AIM = Write out, word for word, every line from the first one through the line that holds "import plotly.graph_objects as go", and nothing else; skip the pictures.

— start of DATA IN THIS EXERCISE —

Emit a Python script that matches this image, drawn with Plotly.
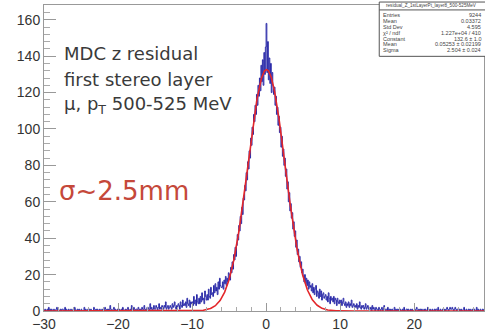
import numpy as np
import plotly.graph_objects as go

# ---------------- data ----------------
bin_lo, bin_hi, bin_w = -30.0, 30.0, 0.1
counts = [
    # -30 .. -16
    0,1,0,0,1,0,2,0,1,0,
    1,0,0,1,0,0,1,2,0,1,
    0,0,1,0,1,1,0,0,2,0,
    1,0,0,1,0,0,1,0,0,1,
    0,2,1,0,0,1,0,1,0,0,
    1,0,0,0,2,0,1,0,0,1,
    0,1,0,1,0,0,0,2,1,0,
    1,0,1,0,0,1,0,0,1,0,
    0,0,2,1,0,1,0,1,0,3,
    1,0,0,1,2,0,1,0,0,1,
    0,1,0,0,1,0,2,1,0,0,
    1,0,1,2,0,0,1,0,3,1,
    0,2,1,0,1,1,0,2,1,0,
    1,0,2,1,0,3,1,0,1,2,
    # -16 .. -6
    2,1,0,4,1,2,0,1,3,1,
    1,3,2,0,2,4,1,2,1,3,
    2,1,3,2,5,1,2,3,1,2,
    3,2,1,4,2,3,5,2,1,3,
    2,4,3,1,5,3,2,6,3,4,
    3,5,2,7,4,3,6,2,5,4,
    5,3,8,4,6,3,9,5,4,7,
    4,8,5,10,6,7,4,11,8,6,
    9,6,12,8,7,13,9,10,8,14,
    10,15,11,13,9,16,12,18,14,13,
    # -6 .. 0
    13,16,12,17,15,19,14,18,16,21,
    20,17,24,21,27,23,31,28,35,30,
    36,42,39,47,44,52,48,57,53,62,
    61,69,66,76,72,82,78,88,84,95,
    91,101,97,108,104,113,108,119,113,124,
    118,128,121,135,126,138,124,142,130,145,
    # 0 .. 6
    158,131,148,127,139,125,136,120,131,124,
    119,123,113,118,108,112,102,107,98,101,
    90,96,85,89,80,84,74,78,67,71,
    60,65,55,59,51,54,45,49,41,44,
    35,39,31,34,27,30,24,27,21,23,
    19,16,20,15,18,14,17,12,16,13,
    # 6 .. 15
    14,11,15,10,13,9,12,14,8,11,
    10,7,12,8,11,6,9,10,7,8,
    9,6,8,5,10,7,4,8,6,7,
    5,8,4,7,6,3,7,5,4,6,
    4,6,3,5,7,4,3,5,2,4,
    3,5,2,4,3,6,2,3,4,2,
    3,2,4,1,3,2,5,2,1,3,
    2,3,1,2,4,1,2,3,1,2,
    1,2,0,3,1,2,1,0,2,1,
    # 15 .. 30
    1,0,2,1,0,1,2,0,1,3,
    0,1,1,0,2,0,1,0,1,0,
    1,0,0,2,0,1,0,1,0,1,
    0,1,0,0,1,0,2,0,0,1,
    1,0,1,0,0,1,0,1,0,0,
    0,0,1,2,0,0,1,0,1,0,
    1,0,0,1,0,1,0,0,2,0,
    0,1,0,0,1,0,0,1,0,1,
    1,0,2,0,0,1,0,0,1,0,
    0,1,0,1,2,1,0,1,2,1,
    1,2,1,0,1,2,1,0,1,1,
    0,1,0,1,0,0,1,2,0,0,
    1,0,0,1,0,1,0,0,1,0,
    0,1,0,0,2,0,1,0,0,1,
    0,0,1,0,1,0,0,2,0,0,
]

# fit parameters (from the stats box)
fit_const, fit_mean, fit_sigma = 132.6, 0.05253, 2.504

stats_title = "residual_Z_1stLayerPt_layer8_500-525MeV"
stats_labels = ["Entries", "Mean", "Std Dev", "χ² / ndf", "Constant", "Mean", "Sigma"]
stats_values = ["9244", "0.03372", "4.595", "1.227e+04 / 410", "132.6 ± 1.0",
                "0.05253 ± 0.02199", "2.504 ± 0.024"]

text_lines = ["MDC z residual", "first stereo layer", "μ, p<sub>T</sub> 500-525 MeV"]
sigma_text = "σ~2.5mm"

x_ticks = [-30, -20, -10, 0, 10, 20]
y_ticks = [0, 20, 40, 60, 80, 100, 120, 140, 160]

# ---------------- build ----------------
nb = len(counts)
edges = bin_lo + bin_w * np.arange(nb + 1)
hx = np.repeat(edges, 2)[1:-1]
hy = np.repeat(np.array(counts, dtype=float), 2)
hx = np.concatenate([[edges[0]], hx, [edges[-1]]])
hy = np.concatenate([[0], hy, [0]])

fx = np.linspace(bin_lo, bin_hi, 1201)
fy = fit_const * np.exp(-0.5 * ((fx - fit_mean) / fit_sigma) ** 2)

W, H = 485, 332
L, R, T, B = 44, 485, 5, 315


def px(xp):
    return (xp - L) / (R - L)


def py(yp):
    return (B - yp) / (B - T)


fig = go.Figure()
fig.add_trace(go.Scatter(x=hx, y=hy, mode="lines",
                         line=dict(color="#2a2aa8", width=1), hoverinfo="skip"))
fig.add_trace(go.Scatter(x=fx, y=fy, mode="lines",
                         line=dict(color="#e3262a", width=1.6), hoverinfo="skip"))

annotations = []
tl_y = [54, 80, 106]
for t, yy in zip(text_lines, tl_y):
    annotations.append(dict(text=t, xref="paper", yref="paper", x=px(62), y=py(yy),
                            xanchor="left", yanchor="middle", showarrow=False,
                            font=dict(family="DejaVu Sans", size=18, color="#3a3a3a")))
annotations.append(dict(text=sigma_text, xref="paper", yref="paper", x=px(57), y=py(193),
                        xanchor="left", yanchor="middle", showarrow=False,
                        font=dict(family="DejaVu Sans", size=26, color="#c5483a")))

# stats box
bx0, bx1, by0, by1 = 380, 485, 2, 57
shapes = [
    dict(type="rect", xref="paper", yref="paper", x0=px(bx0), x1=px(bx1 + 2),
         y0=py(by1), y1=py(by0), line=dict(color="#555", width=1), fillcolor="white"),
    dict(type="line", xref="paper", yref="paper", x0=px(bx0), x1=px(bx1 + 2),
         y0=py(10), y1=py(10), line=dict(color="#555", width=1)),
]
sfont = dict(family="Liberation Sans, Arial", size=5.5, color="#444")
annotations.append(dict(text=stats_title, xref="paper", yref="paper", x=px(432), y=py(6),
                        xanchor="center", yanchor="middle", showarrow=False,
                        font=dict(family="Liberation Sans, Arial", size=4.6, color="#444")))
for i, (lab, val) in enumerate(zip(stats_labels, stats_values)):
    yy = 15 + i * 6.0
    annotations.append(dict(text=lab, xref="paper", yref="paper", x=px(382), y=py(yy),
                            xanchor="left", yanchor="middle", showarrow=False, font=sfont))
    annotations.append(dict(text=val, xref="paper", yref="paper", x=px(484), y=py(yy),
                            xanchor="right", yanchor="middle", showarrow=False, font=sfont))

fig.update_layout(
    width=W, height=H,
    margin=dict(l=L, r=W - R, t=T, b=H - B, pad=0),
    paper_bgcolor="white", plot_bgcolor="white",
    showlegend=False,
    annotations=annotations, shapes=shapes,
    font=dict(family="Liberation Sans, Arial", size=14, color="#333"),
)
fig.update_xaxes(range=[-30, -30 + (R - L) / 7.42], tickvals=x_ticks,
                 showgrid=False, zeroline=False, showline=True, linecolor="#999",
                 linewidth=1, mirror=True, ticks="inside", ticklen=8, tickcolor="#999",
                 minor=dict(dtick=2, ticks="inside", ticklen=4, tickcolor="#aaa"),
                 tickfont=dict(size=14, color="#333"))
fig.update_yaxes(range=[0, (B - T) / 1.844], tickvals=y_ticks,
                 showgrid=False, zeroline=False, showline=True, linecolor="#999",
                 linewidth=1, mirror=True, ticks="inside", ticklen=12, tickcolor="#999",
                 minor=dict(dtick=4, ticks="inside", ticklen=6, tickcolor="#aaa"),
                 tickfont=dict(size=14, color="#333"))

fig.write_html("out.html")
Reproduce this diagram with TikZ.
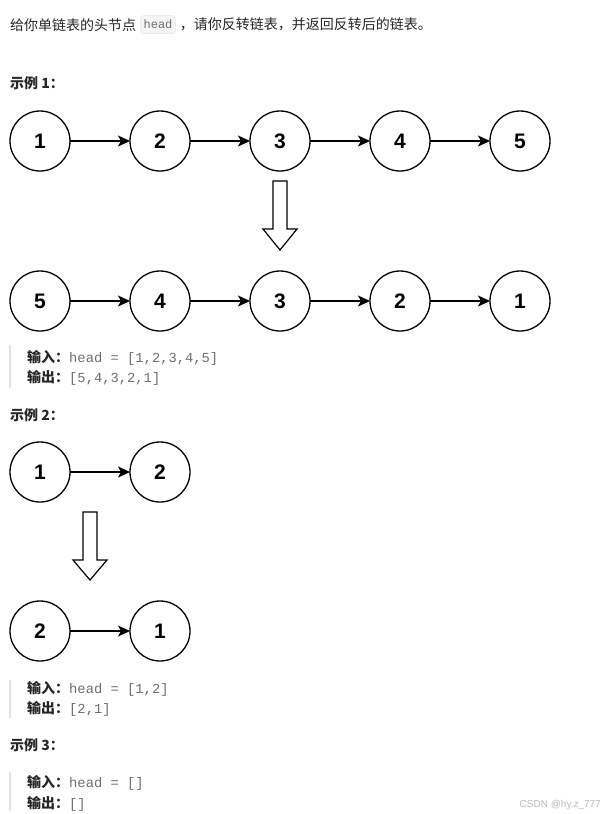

— end of DATA IN THIS EXERCISE —

OUTPUT BELOW =
Emit a Python script that matches this image, drawn with Plotly.
import numpy as np
import plotly.graph_objects as go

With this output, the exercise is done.